I don't think even if it was warranted that it is "okay" to yell at employee. Don't assume that because they pay you money that they own some level of your dignity or right to be more abusive than some stranger on the street.

Talk to the HR department if there is one, and log the complaint, and then like everyone says, get ahold of your provincial labour board.


----------



## MACSPECTRUM (Oct 31, 2002)

get a new job
brush up the resume
find a head hunter


----------



## MacDaddy (Jul 16, 2001)

Macspectrum,
Am brushing up my resume tonight as I found a job I am more than qualified for (At a Non Profit) paying more than I am making here!
Where do you find a head hunter?


----------



## rgray (Feb 15, 2005)

The term is 'hostile work environment'. It is a health and safety issue. Tell this to the boss in a way that makes it crystal clear that you are prepared to go the distance (always assuming that you are)... The words 'health and safety' will often be enough to get them to cool their jets as it brings into play provincial statutes that can have regulatory proctologists crawling all over the company. If the immediate boss doesn't grok this, then explain it to his/her boss... Companies dislike this kind of publicity...


----------



## BigDL (Apr 16, 2003)

Sounds like a workplace fit for Unionization. 

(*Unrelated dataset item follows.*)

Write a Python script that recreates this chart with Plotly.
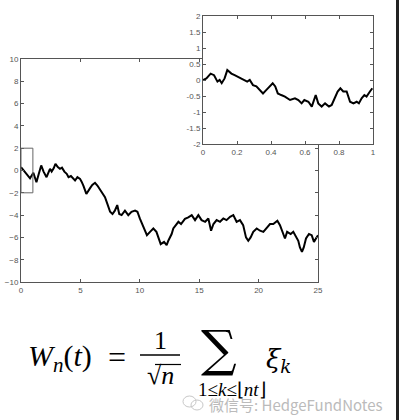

Some folks (in Ehmac Land) believe Unions are just to protect "LAZY" workers.

A Union shall protect a worker's dignity in a situation such as this.

Your boss needs a tune-up  Who will give your boss a tune up?


----------



## MacDaddy (Jul 16, 2001)

It is a small Company (49 people I think) and she is the CEO.

It does not matter with her how nicely you explain things, she is always right.


----------



## MACSPECTRUM (Oct 31, 2002)

MacDaddy quote removed at request of MacDaddy


CEOs / managers who always think they are "always right" won't even blink when you leave. Leave the job for your own mental and physical health. Don't dwell on negative thoughts. Use the anger to find a new job. Revenge is NOT a healthy emotion.

Oh, and when you get a new job, treat yourself to a night out and "celebrate"

The best "revenge", as it were, is to live life to the fullest. Asshole bosses notwithstanding.

for headhunters i googled:
http://www.employmentagencies.ca/headhunters_recruiters/Alberta/area.htm


----------



## TroutMaskReplica (Feb 28, 2003)

i agree with the advice to find a new job. your boss is a flake. i find it very difficult just to tolerate flakes in my presence - i could never work for one.

sounds like your boss reads, writes, and yells at a grade 4 level.


----------



## BeeRich (May 30, 2005)

Before (long lost in this thread) anybody jumps to any conclusions, can you describe the term 'yelling'? I've had women that are sitting in a bar, asking me how to 'just show them' how to put phone numbers into their cell phone, accuse me of yelling at them, when I'm trying to get over thier incessant ranting, to tell them to 'listen to the solution'. Yelling, and tone of voice, does indeed change from person to person. 

Professionality, if expected, isn't the thing you always get, in many situations. While expected, don't expect it, in any situation. 

Second, you compare your actions to hers, when your positions are obviously different. Comparison doesn't alleviate you of your responsibilities. Your assumption, furthermore, opened you up to more vulnerability. You laid this upon a personal assistant, of apparent less stature than your own position, to take care of filtering your own output?

It sounds like you couldn't handle what was needed of you. You blame two other people in a situation where you assumed things, compared to other people in your company, yet hold no responsibility for. If you were so unsure, then you should have checked with somebody. You DO have a boss, don't you? Before you go moving into another company with such expectations of responsibility and structure, you might want to check how these things work in a corporate environment. 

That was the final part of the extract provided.